EXERCISE DETAILS:
Quote, line for line, the entries from the first through the one containing "import plotly.graph_objects as go". Pictures are left out.

PROVIDED INFORMATION:
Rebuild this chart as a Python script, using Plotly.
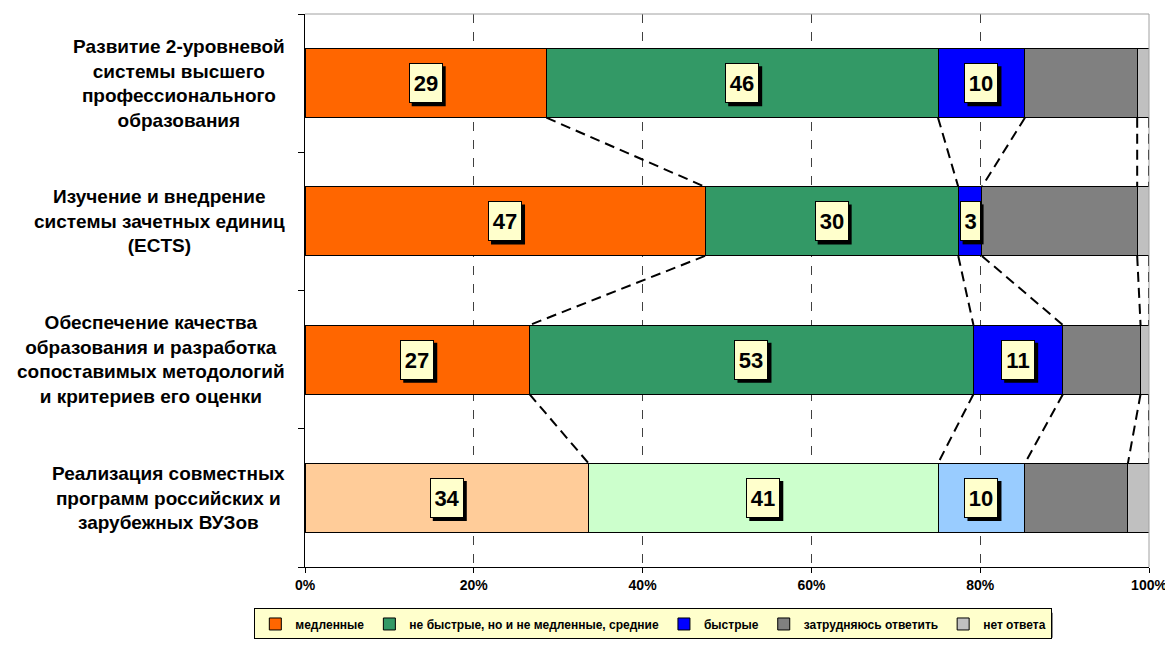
import plotly.graph_objects as go

categories = [
    "Развитие 2-уровневой<br>системы высшего<br>профессионального<br>образования",
    "Изучение и внедрение<br>системы зачетных единиц<br>(ECTS)",
    "Обеспечение качества<br>образования и разработка<br>сопоставимых методологий<br>и критериев его оценки",
    "Реализация совместных<br>программ российских и<br>зарубежных ВУЗов",
]
series_names = ["медленные", "не быстрые, но и не медленные, средние", "быстрые",
                "затрудняюсь ответить", "нет ответа"]
# values per series, one entry per category (percent)
slow = [28.6, 47.4, 26.6, 33.6]
medium = [46.4, 30.0, 52.6, 41.4]
fast = [10.3, 2.8, 10.6, 10.3]
hard = [13.3, 18.4, 9.2, 12.2]
noans = [1.4, 1.4, 1.0, 2.5]
series_values = [slow, medium, fast, hard, noans]
labeled_series = [True, True, True, False, False]
x_ticks = [0, 20, 40, 60, 80, 100]
x_ticktext = ["0%", "20%", "40%", "60%", "80%", "100%"]

main_colors = ["#FF6600", "#339966", "#0000FF", "#808080", "#C0C0C0"]
last_colors = ["#FFCC99", "#CCFFCC", "#99CCFF", "#808080", "#C0C0C0"]

FONT = "Liberation Sans, Arial, sans-serif"
# page body has an 8px margin: figure is sized to fit the 1173x646 window
W, H = 1165, 638
ML, MR, MT, MB = 297, 20, 6, 77
PW, PH = W - ML - MR, H - MT - MB


def px_to_paper_x(px):
    return (px - ML) / PW


def px_to_paper_y(py):
    return (H - MB - py) / PH


fig = go.Figure()
n = len(categories)
for s, name in enumerate(series_names):
    cols = [main_colors[s]] * (n - 1) + [last_colors[s]]
    fig.add_trace(go.Bar(
        y=list(range(n)), x=series_values[s], name=name, orientation="h",
        marker=dict(color=cols, line=dict(color="#000000", width=1)),
        width=0.5, hoverinfo="skip",
    ))

# cumulative boundaries
cum = []
for i in range(n):
    c, acc = [], 0.0
    for s in range(len(series_names)):
        acc += series_values[s][i]
        c.append(acc)
    cum.append(c)

shapes = []
# series lines
for k in range(len(series_names)):
    for i in range(n - 1):
        shapes.append(dict(type="line", xref="x", yref="y",
                           x0=cum[i][k], y0=i + 0.25, x1=cum[i + 1][k], y1=i + 0.75,
                           line=dict(color="black", width=2, dash="10px,6px"), layer="above"))
# top and right border of plot area
shapes.append(dict(type="line", xref="paper", yref="paper", x0=0, y0=1, x1=1, y1=1,
                   line=dict(color="#A0A0A0", width=1)))
shapes.append(dict(type="line", xref="paper", yref="paper", x0=1, y0=0, x1=1, y1=1,
                   line=dict(color="#A0A0A0", width=1)))
# legend drop shadow
shapes.append(dict(type="rect", xref="paper", yref="paper",
                   x0=px_to_paper_x(253), x1=px_to_paper_x(1048),
                   y0=px_to_paper_y(607), y1=px_to_paper_y(632),
                   fillcolor="black", line=dict(width=0), layer="above"))

annotations = []
PAD, BOXH = 3, 32
for i in range(n):
    start = 0.0
    for s in range(len(series_names)):
        v = series_values[s][i]
        if labeled_series[s]:
            xc = start + v / 2
            txt = str(int(round(v)))
            tw = 13 * len(txt)
            half_w = tw / 2 + PAD + 1
            half_h = BOXH / 2 + PAD + 1
            # drop shadow of the value box
            shapes.append(dict(type="rect", xref="x", yref="y",
                               xsizemode="pixel", ysizemode="pixel",
                               xanchor=xc, yanchor=i,
                               x0=-half_w + 3, x1=half_w + 3,
                               y0=-half_h - 3, y1=half_h - 3,
                               fillcolor="black", line=dict(width=0), layer="above"))
            annotations.append(dict(
                x=xc, y=i, xref="x", yref="y", text=txt, showarrow=False,
                font=dict(family=FONT, size=22, color="black", weight="bold"),
                bgcolor="#FFFFCC", bordercolor="#000000", borderwidth=1,
                borderpad=PAD, height=BOXH, width=tw,
            ))
        start += v

for i, cat in enumerate(categories):
    annotations.append(dict(
        x=0, y=i, xref="paper", yref="y", text=cat, showarrow=False,
        xanchor="right", align="center", xshift=-18,
        font=dict(family=FONT, size=19, color="black", weight="bold"),
    ))

fig.update_layout(
    width=W, height=H,
    margin=dict(l=ML, r=MR, t=MT, b=MB),
    paper_bgcolor="white", plot_bgcolor="white",
    barmode="stack", showlegend=True,
    font=dict(family=FONT, color="black"),
    xaxis=dict(range=[0, 100], tickvals=x_ticks, ticktext=x_ticktext,
               showgrid=True, gridcolor="#404040", griddash="dash", gridwidth=1,
               showline=True, linecolor="black", linewidth=1,
               ticks="outside", ticklen=5, tickcolor="black",
               tickfont=dict(family=FONT, size=14, color="black", weight="bold"),
               zeroline=False, fixedrange=True),
    yaxis=dict(range=[n - 0.5, -0.5], tickvals=[i - 0.5 for i in range(n + 1)],
               showticklabels=False, showgrid=False, zeroline=False,
               showline=True, linecolor="black", linewidth=1,
               ticks="outside", ticklen=6, tickcolor="black", fixedrange=True),
    legend=dict(orientation="h", x=0.4127, xanchor="center", y=-0.075, yanchor="top",
                bgcolor="#FFFFCC", bordercolor="black", borderwidth=1,
                font=dict(family=FONT, size=12, color="black", weight="bold"),
                traceorder="normal", itemwidth=30),
    shapes=shapes, annotations=annotations,
)
fig.write_html("out.html")
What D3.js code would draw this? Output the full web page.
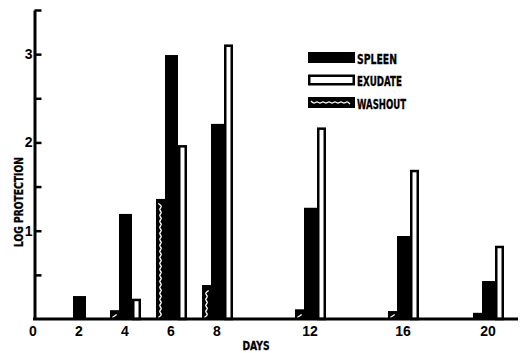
<!DOCTYPE html>
<html>
<head>
<meta charset="utf-8">
<script src="https://cdn.jsdelivr.net/npm/d3@7"></script>
<style>
  body { margin: 0; background: #fff; }
  svg { display: block; }
  .lbl { font-family: "DejaVu Sans Condensed", "Liberation Sans Narrow", sans-serif; font-weight: bold; stroke: #000; stroke-width: 0.3px; }
  .num { font-family: "Liberation Sans", Arial, sans-serif; font-weight: bold; font-size: 14px; }
</style>
</head>
<body>
<svg id="chart"></svg>
<script>
'use strict';
// data
var days = [2, 4, 6, 8, 12, 16, 20];
var spleen = [0.26, 1.19, 2.99, 2.21, 1.26, 0.94, 0.43];
var exudate = [null, 0.23, 1.97, 3.11, 2.17, 1.69, 0.83];
var washout = [null, 0.10, 1.36, 0.385, 0.11, 0.09, 0.07];
var xTickDays = [0, 2, 4, 6, 8, 12, 16, 20];
var yTickVals = [0.5, 1, 1.5, 2, 2.5, 3, 3.5];
var seriesNames = ['SPLEEN', 'EXUDATE', 'WASHOUT'];

var W = 526, H = 353;
var svg = d3.select('#chart').attr('width', W).attr('height', H);

// the printed day axis is not quite uniform, so the scale is piecewise
var x = d3.scaleLinear().domain([0, 8, 16, 20]).range([33, 217, 403, 488]);
var y = d3.scaleLinear().domain([0, 3.5]).range([319, 10]);

// bar layout relative to the day position (spleen is centred on the day)
var layout = {
    washout: { off: -15, w: 9 },
    spleen: { off: -6, w: 13 },
    exudate: { off: 7, w: 9 }
};

function wavy(x0, y0, x1, y1, vertical, amp, step) {
    var pts = [];
    var i = 0;
    if (vertical) {
        var cx = (x0 + x1) / 2;
        for (var yy = y1; yy >= y0; yy -= step) { pts.push([cx + (i++ % 2 ? amp : -amp), yy]); }
    } else {
        var cy = (y0 + y1) / 2;
        for (var xx = x0; xx <= x1; xx += step) { pts.push([xx, cy + (i++ % 2 ? amp : -amp)]); }
    }
    return d3.line().curve(d3.curveBasis)(pts);
}

var g = svg.append('g');

// washout bars
days.forEach(function(d, i) {
    if (washout[i] == null) return;
    var x0 = x(d) + layout.washout.off, x1 = x0 + layout.washout.w;
    var top = y(washout[i]), bot = y(0);
    g.append('rect').attr('x', x0).attr('y', top).attr('width', x1 - x0).attr('height', bot - top).attr('fill', '#000');
    if (bot - top > 4) {
        g.append('path')
            .attr('d', wavy(x0, top + 2.5, x1, bot - 1.5, true, 2.2, 3))
            .attr('fill', 'none').attr('stroke', '#fff').attr('stroke-width', 1.3);
    }
});

// spleen bars
days.forEach(function(d, i) {
    if (spleen[i] == null) return;
    var x0 = x(d) + layout.spleen.off;
    g.append('rect').attr('x', x0).attr('y', y(spleen[i]))
        .attr('width', layout.spleen.w).attr('height', y(0) - y(spleen[i])).attr('fill', '#000');
});

// exudate bars (open)
var sw = 2.5;
days.forEach(function(d, i) {
    if (exudate[i] == null) return;
    var x0 = x(d) + layout.exudate.off;
    g.append('rect').attr('x', x0 + sw / 2).attr('y', y(exudate[i]) + sw / 2)
        .attr('width', layout.exudate.w - sw).attr('height', y(0) - y(exudate[i]) - sw / 2)
        .attr('fill', '#fff').attr('stroke', '#000').attr('stroke-width', sw);
});

// y axis
var yAxis = d3.axisLeft(y)
    .tickValues(yTickVals)
    .tickSizeInner(-7)
    .tickSizeOuter(0)
    .tickPadding(2)
    .tickFormat(function(v) { return Number.isInteger(v) ? v : ''; });
var ya = svg.append('g').attr('transform', 'translate(34.5,0)').call(yAxis);
ya.select('.domain').attr('stroke', '#000').attr('stroke-width', 3);
ya.selectAll('.tick line').attr('stroke', '#000').attr('stroke-width', 2.5);
ya.selectAll('.tick text').attr('class', 'num').attr('fill', '#000').attr('font-size', null).attr('font-family', null);

// x axis
svg.append('line').attr('x1', 33).attr('x2', 518).attr('y1', y(0)).attr('y2', y(0))
    .attr('stroke', '#000').attr('stroke-width', 3);
svg.append('g').selectAll('text').data(xTickDays).enter().append('text')
    .attr('class', 'num')
    .attr('x', function(d) { return x(d); })
    .attr('y', 336)
    .attr('text-anchor', 'middle')
    .text(function(d) { return d; });

// axis titles
svg.append('text').attr('class', 'lbl').attr('x', 256).attr('y', 350)
    .attr('text-anchor', 'middle').attr('font-size', 12)
    .attr('textLength', 27).attr('lengthAdjust', 'spacingAndGlyphs').text('DAYS');
svg.append('text').attr('class', 'lbl')
    .attr('transform', 'translate(23,202) rotate(-90)')
    .attr('text-anchor', 'middle').attr('font-size', 11.5)
    .attr('textLength', 90).attr('lengthAdjust', 'spacingAndGlyphs').text('LOG PROTECTION');

// legend
var legend = svg.append('g').attr('transform', 'translate(308,52)');
var textLens = [40, 45, 49];
seriesNames.forEach(function(name, i) {
    var row = legend.append('g').attr('transform', 'translate(0,' + (i * 22.5) + ')');
    if (name === 'SPLEEN') {
        row.append('rect').attr('width', 47).attr('height', 11).attr('fill', '#000');
    } else if (name === 'EXUDATE') {
        row.append('rect').attr('x', 1.25).attr('y', 1.25).attr('width', 44.5).attr('height', 8.5)
            .attr('fill', '#fff').attr('stroke', '#000').attr('stroke-width', 2.5);
    } else {
        row.append('rect').attr('width', 47).attr('height', 11).attr('fill', '#000');
        row.append('path').attr('d', wavy(3, 2.5, 44, 8.5, false, 1.6, 3))
            .attr('fill', 'none').attr('stroke', '#fff').attr('stroke-width', 1.3);
    }
    row.append('text').attr('class', 'lbl').attr('x', 49).attr('y', 11.5)
        .attr('font-size', 13.5)
        .attr('textLength', textLens[i]).attr('lengthAdjust', 'spacingAndGlyphs')
        .text(name);
});
</script>
</body>
</html>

ANSWER FOR THE TASK:
Rebuild this chart as a Python script, using Plotly.
import plotly.graph_objects as go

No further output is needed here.